***** Material provided

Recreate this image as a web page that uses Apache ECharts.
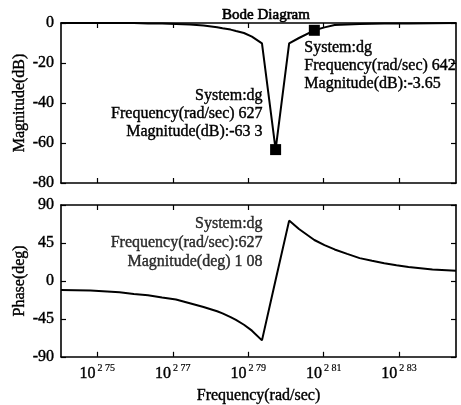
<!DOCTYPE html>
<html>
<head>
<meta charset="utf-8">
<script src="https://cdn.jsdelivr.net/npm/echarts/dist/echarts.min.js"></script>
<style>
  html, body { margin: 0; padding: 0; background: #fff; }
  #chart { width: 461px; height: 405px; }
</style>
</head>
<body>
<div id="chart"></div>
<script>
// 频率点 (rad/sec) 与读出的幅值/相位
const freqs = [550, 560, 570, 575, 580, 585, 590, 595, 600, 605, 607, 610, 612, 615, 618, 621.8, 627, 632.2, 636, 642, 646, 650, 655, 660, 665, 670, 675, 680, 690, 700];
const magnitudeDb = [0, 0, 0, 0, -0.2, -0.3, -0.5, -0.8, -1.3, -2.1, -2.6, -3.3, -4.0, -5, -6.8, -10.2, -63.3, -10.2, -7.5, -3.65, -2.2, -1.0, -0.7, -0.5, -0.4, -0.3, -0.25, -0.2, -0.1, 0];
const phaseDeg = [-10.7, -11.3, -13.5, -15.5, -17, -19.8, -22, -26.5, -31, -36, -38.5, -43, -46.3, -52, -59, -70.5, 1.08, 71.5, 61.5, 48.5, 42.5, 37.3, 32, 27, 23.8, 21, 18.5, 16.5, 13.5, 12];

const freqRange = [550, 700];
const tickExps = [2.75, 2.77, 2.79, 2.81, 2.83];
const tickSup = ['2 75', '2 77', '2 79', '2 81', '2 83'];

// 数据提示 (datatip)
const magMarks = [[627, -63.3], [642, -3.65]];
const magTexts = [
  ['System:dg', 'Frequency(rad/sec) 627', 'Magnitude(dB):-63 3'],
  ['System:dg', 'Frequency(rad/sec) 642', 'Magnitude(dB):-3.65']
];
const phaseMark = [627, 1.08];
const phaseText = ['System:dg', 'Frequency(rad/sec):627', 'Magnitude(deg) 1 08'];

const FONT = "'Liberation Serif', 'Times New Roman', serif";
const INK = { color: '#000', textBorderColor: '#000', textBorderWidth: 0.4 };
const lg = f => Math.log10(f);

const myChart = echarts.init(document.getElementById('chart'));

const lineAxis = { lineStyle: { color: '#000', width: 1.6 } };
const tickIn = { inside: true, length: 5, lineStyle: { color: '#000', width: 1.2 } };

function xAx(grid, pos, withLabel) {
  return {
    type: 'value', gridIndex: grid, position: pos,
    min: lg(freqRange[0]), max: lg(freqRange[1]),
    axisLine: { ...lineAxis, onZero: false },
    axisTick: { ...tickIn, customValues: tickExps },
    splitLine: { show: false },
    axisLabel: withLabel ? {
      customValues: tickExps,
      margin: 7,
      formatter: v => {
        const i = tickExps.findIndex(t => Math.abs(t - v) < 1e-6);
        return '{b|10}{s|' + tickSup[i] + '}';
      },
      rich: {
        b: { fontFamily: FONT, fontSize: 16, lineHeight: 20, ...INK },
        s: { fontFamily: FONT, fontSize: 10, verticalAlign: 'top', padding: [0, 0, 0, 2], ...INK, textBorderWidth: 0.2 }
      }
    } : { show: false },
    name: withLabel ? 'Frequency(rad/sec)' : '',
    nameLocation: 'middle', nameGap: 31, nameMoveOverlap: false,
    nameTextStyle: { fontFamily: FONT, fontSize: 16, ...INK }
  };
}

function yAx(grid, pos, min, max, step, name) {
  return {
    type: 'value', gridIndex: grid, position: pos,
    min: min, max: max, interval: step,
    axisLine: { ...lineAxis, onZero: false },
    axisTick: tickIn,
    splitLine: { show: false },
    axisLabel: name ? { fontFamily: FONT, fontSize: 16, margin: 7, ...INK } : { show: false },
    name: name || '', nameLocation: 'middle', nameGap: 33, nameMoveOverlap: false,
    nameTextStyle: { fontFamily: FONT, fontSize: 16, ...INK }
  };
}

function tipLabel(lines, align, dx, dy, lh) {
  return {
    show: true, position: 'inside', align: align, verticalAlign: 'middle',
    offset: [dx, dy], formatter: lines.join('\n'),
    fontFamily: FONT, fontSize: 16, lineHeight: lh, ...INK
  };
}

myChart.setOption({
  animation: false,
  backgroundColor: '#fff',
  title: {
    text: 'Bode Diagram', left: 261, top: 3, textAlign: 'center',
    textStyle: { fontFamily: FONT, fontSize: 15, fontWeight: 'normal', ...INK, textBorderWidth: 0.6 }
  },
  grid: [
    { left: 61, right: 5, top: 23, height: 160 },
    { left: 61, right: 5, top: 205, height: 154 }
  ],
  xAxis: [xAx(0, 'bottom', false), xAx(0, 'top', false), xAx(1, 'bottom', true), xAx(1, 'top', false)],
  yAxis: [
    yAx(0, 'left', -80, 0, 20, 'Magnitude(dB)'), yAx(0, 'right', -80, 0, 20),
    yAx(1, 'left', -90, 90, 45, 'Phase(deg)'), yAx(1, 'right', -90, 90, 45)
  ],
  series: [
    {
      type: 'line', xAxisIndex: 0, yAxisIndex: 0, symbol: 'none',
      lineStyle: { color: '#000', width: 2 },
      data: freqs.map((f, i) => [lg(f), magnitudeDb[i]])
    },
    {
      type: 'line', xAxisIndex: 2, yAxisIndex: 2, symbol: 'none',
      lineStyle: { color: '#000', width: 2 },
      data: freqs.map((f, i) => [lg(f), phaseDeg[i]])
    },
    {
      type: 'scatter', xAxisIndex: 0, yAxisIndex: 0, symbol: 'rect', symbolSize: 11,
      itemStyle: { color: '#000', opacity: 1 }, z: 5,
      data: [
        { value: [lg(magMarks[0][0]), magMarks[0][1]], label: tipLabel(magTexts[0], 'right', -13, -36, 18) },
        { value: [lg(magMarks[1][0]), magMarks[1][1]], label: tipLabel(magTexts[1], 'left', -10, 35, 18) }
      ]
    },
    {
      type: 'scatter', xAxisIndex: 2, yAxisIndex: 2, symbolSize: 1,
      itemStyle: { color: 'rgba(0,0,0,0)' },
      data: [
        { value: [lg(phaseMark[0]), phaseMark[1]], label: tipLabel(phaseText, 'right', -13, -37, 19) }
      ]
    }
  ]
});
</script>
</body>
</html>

**********

* Exercise instructions *
Using the data above, write out every line exactly, leaving the images behind.

* The answer *
Recreate this image as a web page that uses Apache ECharts.
<!DOCTYPE html>
<html>
<head>
<meta charset="utf-8">
<script src="https://cdn.jsdelivr.net/npm/echarts/dist/echarts.min.js"></script>
<style>
  html, body { margin: 0; padding: 0; background: #fff; }
  #chart { width: 461px; height: 405px; }
</style>
</head>
<body>
<div id="chart"></div>
<script>
// 频率点 (rad/sec) 与读出的幅值/相位
const freqs = [550, 560, 570, 575, 580, 585, 590, 595, 600, 605, 607, 610, 612, 615, 618, 621.8, 627, 632.2, 636, 642, 646, 650, 655, 660, 665, 670, 675, 680, 690, 700];
const magnitudeDb = [0, 0, 0, 0, -0.2, -0.3, -0.5, -0.8, -1.3, -2.1, -2.6, -3.3, -4.0, -5, -6.8, -10.2, -63.3, -10.2, -7.5, -3.65, -2.2, -1.0, -0.7, -0.5, -0.4, -0.3, -0.25, -0.2, -0.1, 0];
const phaseDeg = [-10.7, -11.3, -13.5, -15.5, -17, -19.8, -22, -26.5, -31, -36, -38.5, -43, -46.3, -52, -59, -70.5, 1.08, 71.5, 61.5, 48.5, 42.5, 37.3, 32, 27, 23.8, 21, 18.5, 16.5, 13.5, 12];

const freqRange = [550, 700];
const tickExps = [2.75, 2.77, 2.79, 2.81, 2.83];
const tickSup = ['2 75', '2 77', '2 79', '2 81', '2 83'];

// 数据提示 (datatip)
const magMarks = [[627, -63.3], [642, -3.65]];
const magTexts = [
  ['System:dg', 'Frequency(rad/sec) 627', 'Magnitude(dB):-63 3'],
  ['System:dg', 'Frequency(rad/sec) 642', 'Magnitude(dB):-3.65']
];
const phaseMark = [627, 1.08];
const phaseText = ['System:dg', 'Frequency(rad/sec):627', 'Magnitude(deg) 1 08'];

const FONT = "'Liberation Serif', 'Times New Roman', serif";
const INK = { color: '#000', textBorderColor: '#000', textBorderWidth: 0.4 };
const lg = f => Math.log10(f);

const myChart = echarts.init(document.getElementById('chart'));

const lineAxis = { lineStyle: { color: '#000', width: 1.6 } };
const tickIn = { inside: true, length: 5, lineStyle: { color: '#000', width: 1.2 } };

function xAx(grid, pos, withLabel) {
  return {
    type: 'value', gridIndex: grid, position: pos,
    min: lg(freqRange[0]), max: lg(freqRange[1]),
    axisLine: { ...lineAxis, onZero: false },
    axisTick: { ...tickIn, customValues: tickExps },
    splitLine: { show: false },
    axisLabel: withLabel ? {
      customValues: tickExps,
      margin: 7,
      formatter: v => {
        const i = tickExps.findIndex(t => Math.abs(t - v) < 1e-6);
        return '{b|10}{s|' + tickSup[i] + '}';
      },
      rich: {
        b: { fontFamily: FONT, fontSize: 16, lineHeight: 20, ...INK },
        s: { fontFamily: FONT, fontSize: 10, verticalAlign: 'top', padding: [0, 0, 0, 2], ...INK, textBorderWidth: 0.2 }
      }
    } : { show: false },
    name: withLabel ? 'Frequency(rad/sec)' : '',
    nameLocation: 'middle', nameGap: 31, nameMoveOverlap: false,
    nameTextStyle: { fontFamily: FONT, fontSize: 16, ...INK }
  };
}

function yAx(grid, pos, min, max, step, name) {
  return {
    type: 'value', gridIndex: grid, position: pos,
    min: min, max: max, interval: step,
    axisLine: { ...lineAxis, onZero: false },
    axisTick: tickIn,
    splitLine: { show: false },
    axisLabel: name ? { fontFamily: FONT, fontSize: 16, margin: 7, ...INK } : { show: false },
    name: name || '', nameLocation: 'middle', nameGap: 33, nameMoveOverlap: false,
    nameTextStyle: { fontFamily: FONT, fontSize: 16, ...INK }
  };
}

function tipLabel(lines, align, dx, dy, lh) {
  return {
    show: true, position: 'inside', align: align, verticalAlign: 'middle',
    offset: [dx, dy], formatter: lines.join('\n'),
    fontFamily: FONT, fontSize: 16, lineHeight: lh, ...INK
  };
}

myChart.setOption({
  animation: false,
  backgroundColor: '#fff',
  title: {
    text: 'Bode Diagram', left: 261, top: 3, textAlign: 'center',
    textStyle: { fontFamily: FONT, fontSize: 15, fontWeight: 'normal', ...INK, textBorderWidth: 0.6 }
  },
  grid: [
    { left: 61, right: 5, top: 23, height: 160 },
    { left: 61, right: 5, top: 205, height: 154 }
  ],
  xAxis: [xAx(0, 'bottom', false), xAx(0, 'top', false), xAx(1, 'bottom', true), xAx(1, 'top', false)],
  yAxis: [
    yAx(0, 'left', -80, 0, 20, 'Magnitude(dB)'), yAx(0, 'right', -80, 0, 20),
    yAx(1, 'left', -90, 90, 45, 'Phase(deg)'), yAx(1, 'right', -90, 90, 45)
  ],
  series: [
    {
      type: 'line', xAxisIndex: 0, yAxisIndex: 0, symbol: 'none',
      lineStyle: { color: '#000', width: 2 },
      data: freqs.map((f, i) => [lg(f), magnitudeDb[i]])
    },
    {
      type: 'line', xAxisIndex: 2, yAxisIndex: 2, symbol: 'none',
      lineStyle: { color: '#000', width: 2 },
      data: freqs.map((f, i) => [lg(f), phaseDeg[i]])
    },
    {
      type: 'scatter', xAxisIndex: 0, yAxisIndex: 0, symbol: 'rect', symbolSize: 11,
      itemStyle: { color: '#000', opacity: 1 }, z: 5,
      data: [
        { value: [lg(magMarks[0][0]), magMarks[0][1]], label: tipLabel(magTexts[0], 'right', -13, -36, 18) },
        { value: [lg(magMarks[1][0]), magMarks[1][1]], label: tipLabel(magTexts[1], 'left', -10, 35, 18) }
      ]
    },
    {
      type: 'scatter', xAxisIndex: 2, yAxisIndex: 2, symbolSize: 1,
      itemStyle: { color: 'rgba(0,0,0,0)' },
      data: [
        { value: [lg(phaseMark[0]), phaseMark[1]], label: tipLabel(phaseText, 'right', -13, -37, 19) }
      ]
    }
  ]
});
</script>
</body>
</html>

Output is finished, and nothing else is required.